Young people warned over high risk investments

Emma Lunn
Written By:
Emma Lunn

The Financial Conduct Authority (FCA) found that three-quarters of younger high-risk investors say they feel competitive when investing in high-risk products.

The regulator has launched an £11m InvestSmart campaign targeting new and inexperienced investors. It found that 76% of those aged under 40 who have invested in high-risk products such as cryptocurrency and forex say they are driven by competition with friends, family and acquaintances and their own past investments.

More than half (58%) said hype on social media and in the news lay behind their investment decisions. More than two thirds (68%) likened it to gambling and only a handful of those surveyed were investing for the long haul.

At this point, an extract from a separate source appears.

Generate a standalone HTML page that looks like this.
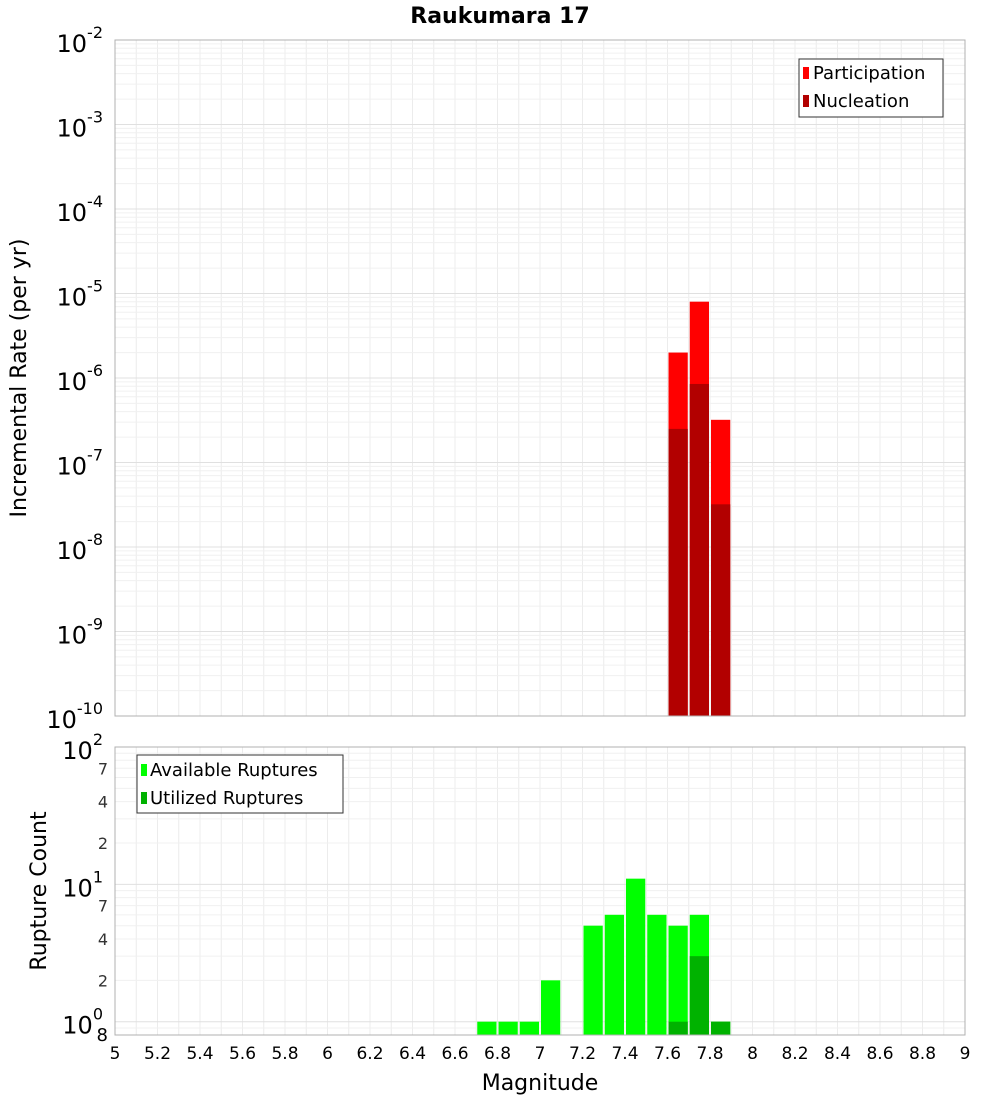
<!DOCTYPE html>
<html><head><meta charset="utf-8"><style>
body{margin:0;background:#fff;width:1000px;height:1100px;overflow:hidden}
svg text{font-family:"DejaVu Sans","Liberation Sans",sans-serif}
</style></head><body>
<svg id="c" width="1000" height="1100"></svg>
<script>
const topCats=[7.65,7.75,7.85];
const participation=[2e-6,8e-6,3.2e-7];
const nucleation=[2.5e-7,8.5e-7,3.2e-8];
const botCats=[6.75,6.85,6.95,7.05,7.25,7.35,7.45,7.55,7.65,7.75,7.85];
const available=[1,1,1,2,5,6,11,6,5,6,1];
const utilCats=[7.65,7.75,7.85];
const utilized=[1,3,1];
const xTicks=["5","5.2","5.4","5.6","5.8","6","6.2","6.4","6.6","6.8","7","7.2","7.4","7.6","7.8","8","8.2","8.4","8.6","8.8","9"];
const topExps=[-10,-9,-8,-7,-6,-5,-4,-3,-2];
const botMinor=[2,4,7];

const NS="http://www.w3.org/2000/svg",svg=document.getElementById('c');
function el(t,a,p){const e=document.createElementNS(NS,t);for(const k in a)e.setAttribute(k,a[k]);(p||svg).appendChild(e);return e;}
const X0=115,X1=965;
const x=v=>X0+(v-5)/4*(X1-X0);
const T0=40,T1=716;
const yT=v=>T1-(Math.log10(v)+10)/8*(T1-T0);
const B0=747,B1=1035;
const bLo=Math.log10(0.8),bHi=2;
const yB=v=>B1-(Math.log10(v)-bLo)/(bHi-bLo)*(B1-B0);

// grids
const gT=el('g',{});
const gB=el('g',{});
for(let i=0;i<=40;i++){const xv=x(5+i*0.1);
 el('line',{x1:xv,x2:xv,y1:T0,y2:T1,stroke:'#ececec','stroke-width':1},gT);
 el('line',{x1:xv,x2:xv,y1:B0,y2:B1,stroke:'#ececec','stroke-width':1},gB);}
for(let e=-10;e<-2;e++)for(let m=1;m<10;m++){const yv=yT(m*Math.pow(10,e));
 el('line',{x1:X0,x2:X1,y1:yv,y2:yv,stroke:m==1?'#e0e0e0':'#f0f0f0','stroke-width':1},gT);}
for(let e=-1;e<2;e++)for(let m=1;m<10;m++){const v=m*Math.pow(10,e);if(v<0.8)continue;const yv=yB(v);
 el('line',{x1:X0,x2:X1,y1:yv,y2:yv,stroke:m==1?'#e0e0e0':'#f0f0f0','stroke-width':1},gB);}

// bars
const bw=x(5.1)-x(5)-2;
topCats.forEach((c,i)=>{
 const r=el('rect',{x:x(c-0.05)+1,y:yT(participation[i]),width:bw,height:T1-yT(participation[i]),fill:'#ff0000'});
 
 const n=el('rect',{x:x(c-0.05)+1,y:yT(nucleation[i]),width:bw,height:T1-yT(nucleation[i]),fill:'#b20000'});
 
});
botCats.forEach((c,i)=>{
 const r=el('rect',{x:x(c-0.05)+1,y:yB(available[i]),width:bw,height:B1-yB(available[i]),fill:'#00ff00'});
 
});
utilCats.forEach((c,i)=>{
 const r=el('rect',{x:x(c-0.05)+1,y:yB(utilized[i]),width:bw,height:B1-yB(utilized[i]),fill:'#00b200'});
 
});
// frames
el('rect',{x:X0,y:T0,width:X1-X0,height:T1-T0,fill:'none',stroke:'#b0b0b0'});
el('rect',{x:X0,y:B0,width:X1-X0,height:B1-B0,fill:'none',stroke:'#b0b0b0'});

// top y ticks
topExps.forEach(e=>{const yv=yT(Math.pow(10,e));
 const t=el('text',{x:103,y:yv+12,'text-anchor':'end','font-size':24,fill:'#000'});
 
 t.textContent='10';
 const s=el('tspan',{dy:-14,'font-size':16},t);s.textContent=String(e);});
// bottom y ticks
[0,1,2].forEach(e=>{const yv=yB(Math.pow(10,e));
 const t=el('text',{x:103,y:yv+12,'text-anchor':'end','font-size':24,fill:'#000'});
 
 t.textContent='10';
 const s=el('tspan',{dy:-14,'font-size':16},t);s.textContent=String(e);});
[0,1].forEach(e=>botMinor.forEach(m=>{const yv=yB(m*Math.pow(10,e));
 const t=el('text',{x:108,y:yv+6,'text-anchor':'end','font-size':16,fill:'#333'});
 
 t.textContent=String(m);}));
{const t=el('text',{x:108,y:1041,'text-anchor':'end','font-size':18,fill:'#000'});
 t.textContent='8';}
// x ticks
xTicks.forEach(s=>{const t=el('text',{x:x(parseFloat(s)),y:1059,'text-anchor':'middle','font-size':17,fill:'#000'});
 t.textContent=s;});
</script>
<svg width="1000" height="1100" style="position:absolute;left:0;top:0">
<text x="500" y="23" text-anchor="middle" font-size="22" font-weight="bold">Raukumara 17</text>
<text x="540" y="1090" text-anchor="middle" font-size="22">Magnitude</text>
<text transform="translate(26,378) rotate(-90)" text-anchor="middle" font-size="22">Incremental Rate (per yr)</text>
<text transform="translate(46,891) rotate(-90)" text-anchor="middle" font-size="22">Rupture Count</text>
<g>
<rect x="799" y="59" width="144" height="58" fill="#fff" stroke="#333"/>
<rect x="803" y="67" width="6" height="12" fill="#ff0000"/>
<text x="813" y="79" font-size="18">Participation</text>
<rect x="803" y="95" width="6" height="12" fill="#b20000"/>
<text x="813" y="107" font-size="18">Nucleation</text>
</g>
<g>
<rect x="137" y="755" width="206" height="58" fill="#fff" stroke="#333"/>
<rect x="141" y="764" width="6" height="12" fill="#00ff00"/>
<text x="150" y="776" font-size="18">Available Ruptures</text>
<rect x="141" y="792" width="6" height="12" fill="#00b200"/>
<text x="150" y="804" font-size="18">Utilized Ruptures</text>
</g>
</svg>
</body></html>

Just one in five (21%) respondents were considering holding their most recent investment for more than a year, and less than one in 10 (8%) for more than five years.

The FCA found that hype on social media and in the news is driving new investors to take up high-risk investments. More than half (58%) of respondents agreed that constantly hearing about a certain investment on the news, on social media, and from other people encouraged them to purchase specific investments.

The regulator is concerned that new investors are increasingly accessing higher-risk investments which may not be right for them, or reflect their risk tolerance. It found that the majority of those who purchased forex or crypto (57% and 69% respectively) incorrectly believed these to be regulated by the FCA. As a result, they were unlikely to understand the lack of investor protection and the risk to their money.

Sarah Pritchard, executive director of markets at the FCA, said: “We are seeing more people chasing high returns. But high returns can mean higher risks. We want to give consumers greater confidence to invest and help them to do so safely, understanding the level of risk involved.”

Holly Mackay, Boring Money CEO, said: “Half of all investors under 35 have been an investor for less than three years. They have cut their teeth in a period of tech-fuelled growth, with huge volatility and a crazy side dish of bitcoin and meme stocks.

“The growth in investing is fantastic but we have a hell of a job to do in helping newer investors to make sure they have some more traditional, boring, diversified stuff along with the more spicy bits.

“We can either react to the increase in social influencers by tutting. Or by responding to the challenge and actually spending decent time and money on fixing the massive engagement challenge we face.”

Moira O’Neill, head of personal finance at Interactive Investor, said: “This research amongst higher-risk young investors chimes with broader research conducted by interactive investor in June amongst the general population.

“We found that a fifth of all 18 to 29-year-olds said they had invested in Bitcoin at some point, with half of these turning to a cocktail of debt to fund it.

“But when it comes to risk, we are seeing some extremes amongst younger age groups. With a 10-year horizon in mind, our research has found that cash was considered the best home for the biggest chunk of savings (20%) amongst 18 to 29-year-olds, followed by cryptocurrency (16%), shares (14%), funds (11%) and investment trusts (8%).”